The downside is whilst this stuff is great for understanding how the system works and why it maybe slow often all of these methods of tracing or instrumenting can undo the good security work done. Imagine a case where we protect and harden access to our CREDIT_CARD table. We ensure only authorised users can select from the table; great we are secure. Imagine that most users have the ALTER SESSION system privilege and therefore they can dump data to trace files by running a trace on a process or program that they have access to run but perhaps can only see a very limited set of data via a screen (of course they would need to be able to read the trace file; in my experience this is often not a problem due to file system access, exposure of trace files through the applications (E-Business Suite is a good example), often DBA's may email trace files to people; imagine that we have secured some data in the table using VPD; this same method (trace) allows bypass of VPD by virtue of certain events allowing the dumping of predicates so that the "rules" applied can be determined, maybe the predicate function can be executed.... Imagine we allow users to set trace and the code does not use binds or it does use binds and setting extended trace is possible, again data can be read perhaps that should not be.

Whilst instrumentation is great we should be cautious and even suspicious and not let these mechansisms be used to get at the data.

[Thanks to Christopher Newman's email and Alex's comments for picking up my lax typing and editing issues - i have editied the post to say what I meant originally]

There has been 2 Comments posted on this article


February 6th, 2009 at 07:17 am

Pete Finnigan says:

Pete,

I have few questions to your post:

How do you dump the data block of the credit card table with alter session only?
How do you find the block where the credit card information is located?
How can you read the tracefile afterwards?

SQL> grant create session, alter session to eviluser identified by evil user;

SQL> conn eviluser/eviluser

SQL> ?

Regards

Alex



February 6th, 2009 at 09:18 am

Pete Finnigan says:

Hi Alex,

The mistake was the word "block" i meant just data. I wrote half the post before i went out and then half when i came back plus lots of phone interuptions and didnt read it properly, too busy! - it is no excuse though.

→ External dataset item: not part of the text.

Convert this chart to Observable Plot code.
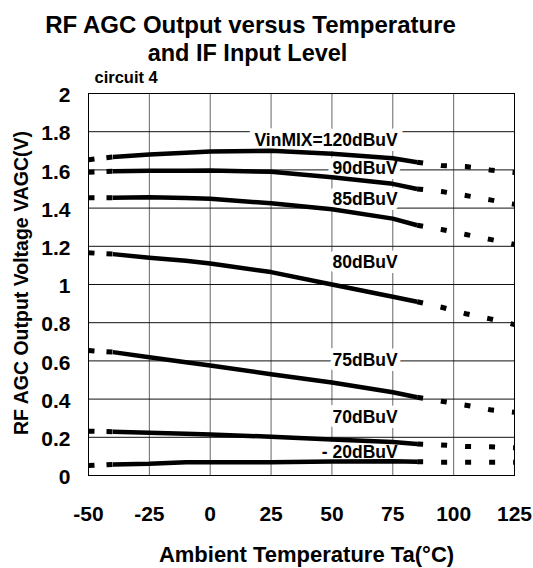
<!DOCTYPE html>
<html><head><meta charset="utf-8">
<script src="https://cdn.jsdelivr.net/npm/d3@7"></script>
<script src="https://cdn.jsdelivr.net/npm/@observablehq/plot@0.6"></script>
<style>body{margin:0;background:#fff;}</style>
</head><body><div id="chart"></div>
<script>
// Temperatures (°C)
const tempsSolid = [-40, -25, -10, 0, 25, 50, 75, 85];
const tempsLeft = [-50, -40];
const tempsRight = [85, 95, 105, 115, 125];

// Series (IF input level)
const seriesNames = ["120", "90", "85", "80", "75", "70", "20"];

// VAGC (V) — measured (solid) part
const solid120 = [1.668, 1.680, 1.690, 1.696, 1.700, 1.684, 1.661, 1.640];
const solid90  = [1.593, 1.595, 1.596, 1.597, 1.590, 1.562, 1.527, 1.500];
const solid85  = [1.454, 1.457, 1.453, 1.449, 1.425, 1.394, 1.345, 1.310];
const solid80  = [1.159, 1.140, 1.124, 1.110, 1.065, 1.000, 0.936, 0.910];
const solid75  = [0.646, 0.619, 0.593, 0.576, 0.530, 0.487, 0.436, 0.410];
const solid70  = [0.229, 0.224, 0.219, 0.215, 0.203, 0.188, 0.175, 0.165];
const solid20  = [0.058, 0.061, 0.070, 0.070, 0.070, 0.073, 0.075, 0.072];

// Dotted extrapolated parts
const left120 = [1.653, 1.668];
const left90  = [1.588, 1.593];
const left85  = [1.454, 1.454];
const left80  = [1.166, 1.159];
const left75  = [0.654, 0.646];
const left70  = [0.232, 0.229];
const left20  = [0.052, 0.058];

const right120 = [1.640, 1.623, 1.618, 1.600, 1.586];
const right90  = [1.500, 1.487, 1.466, 1.443, 1.420];
const right85  = [1.310, 1.288, 1.262, 1.236, 1.210];
const right80  = [0.910, 0.881, 0.847, 0.820, 0.790];
const right75  = [0.410, 0.389, 0.368, 0.344, 0.331];
const right70  = [0.165, 0.160, 0.152, 0.150, 0.145];
const right20  = [0.072, 0.070, 0.070, 0.070, 0.070];

// Curve labels
const labelTexts = ["VinMIX=120dBuV", "90dBuV", "85dBuV", "80dBuV", "75dBuV", "70dBuV", "- 20dBuV"];
const labelValues = [1.754, 1.606, 1.443, 1.114, 0.602, 0.302, 0.119];
const labelTemp = 77;

// Axis ticks
const xTicks = [-50, -25, 0, 25, 50, 75, 100, 125];
const yTicks = [0, 0.2, 0.4, 0.6, 0.8, 1, 1.2, 1.4, 1.6, 1.8, 2];
const yGrid = [0.2, 0.4, 0.6, 0.8, 1, 1.2, 1.4, 1.6, 1.8];
const xGrid = [-25, 0, 25, 50, 75, 100];

const solids = [solid120, solid90, solid85, solid80, solid75, solid70, solid20];
const lefts = [left120, left90, left85, left80, left75, left70, left20];
const rights = [right120, right90, right85, right80, right75, right70, right20];

const build = (temps, arrs) => seriesNames.flatMap((s, i) => temps.map((t, j) => ({s, t, v: arrs[i][j]})));
const solidData = build(tempsSolid, solids);
const leftData = build(tempsLeft, lefts);
const rightData = build(tempsRight, rights);
const labels = labelTexts.map((txt, i) => ({txt, t: labelTemp, v: labelValues[i]}));

const FONT = "'Liberation Sans', Arial, Helvetica, sans-serif";

const chart = Plot.plot({
  width: 533,
  height: 568,
  marginLeft: 88,
  marginRight: 19,
  marginTop: 93,
  marginBottom: 93,
  style: {fontFamily: FONT, fontWeight: "bold", background: "#fff", color: "#000"},
  x: {domain: [-50, 125], axis: null},
  y: {domain: [0, 2], axis: null},
  marks: [
    Plot.ruleX(xGrid, {stroke: "#666", strokeWidth: 1}),
    Plot.ruleY(yGrid, {stroke: "#111", strokeWidth: 1}),
    Plot.frame({stroke: "#000", strokeWidth: 1}),
    Plot.text(labels, {x: "t", y: "v", text: "txt", textAnchor: "end", lineAnchor: "middle",
      fontSize: 17.5, fontWeight: "bold", fontFamily: FONT, fill: "#000", stroke: "#fff", strokeWidth: 10}),
    Plot.line(solidData, {x: "t", y: "v", z: "s", stroke: "#000", strokeWidth: 4.5, strokeLinecap: "butt", clip: true}),
    Plot.line(leftData, {x: "t", y: "v", z: "s", stroke: "#000", strokeWidth: 5, strokeLinecap: "butt", strokeDasharray: "6,12", clip: true}),
    Plot.line(rightData, {x: "t", y: "v", z: "s", stroke: "#000", strokeWidth: 5, strokeLinecap: "butt", strokeDasharray: "6,18", clip: true}),
    // tick labels
    Plot.text(xTicks, {x: d => d, frameAnchor: "bottom", dy: 39, text: d => String(d), lineAnchor: "middle",
      fontSize: 21, fontWeight: "bold", fontFamily: FONT, fill: "#000"}),
    Plot.text(yTicks, {y: d => d, frameAnchor: "left", dx: -18, dy: 2, text: d => String(d), textAnchor: "end", lineAnchor: "middle",
      fontSize: 21, fontWeight: "bold", fontFamily: FONT, fill: "#000"}),
    // titles
    Plot.text(["RF AGC Output versus Temperature"], {frameAnchor: "top", dx: -51, dy: -68, lineAnchor: "middle",
      fontSize: 24, fontWeight: "bold", fontFamily: FONT, fill: "#000"}),
    Plot.text(["and IF Input Level"], {frameAnchor: "top", dx: -54, dy: -40, lineAnchor: "middle",
      fontSize: 23.5, fontWeight: "bold", fontFamily: FONT, fill: "#000"}),
    Plot.text(["circuit 4"], {frameAnchor: "top-left", dx: 6, dy: -16, textAnchor: "start", lineAnchor: "middle",
      fontSize: 16.5, fontWeight: "bold", fontFamily: FONT, fill: "#000"}),
    Plot.text(["Ambient Temperature Ta(°C)"], {frameAnchor: "bottom", dx: 5, dy: 79, lineAnchor: "middle",
      fontSize: 22, fontWeight: "bold", fontFamily: FONT, fill: "#000"}),
    Plot.text(["RF AGC Output Voltage VAGC(V)"], {frameAnchor: "left", dx: -67, dy: -1.5, rotate: -90, textAnchor: "middle", lineAnchor: "middle",
      fontSize: 19.5, fontWeight: "bold", fontFamily: FONT, fill: "#000"})
  ]
});
document.getElementById("chart").appendChild(chart);
</script>
</body></html>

I meant that if you have the ability to create trace you can turn on trace when using an application and see more data, i also meant but didn't write that we can use event 10730 and see the vpd predicate. I was not suggesting that the user only had ALTER SESSION. The post is really intended to suggest the main idea that whilst instrumentation is great for tuning and problem solving it also leaves access to data and also potentially leaves the data sitting out side the database in logs or trace files.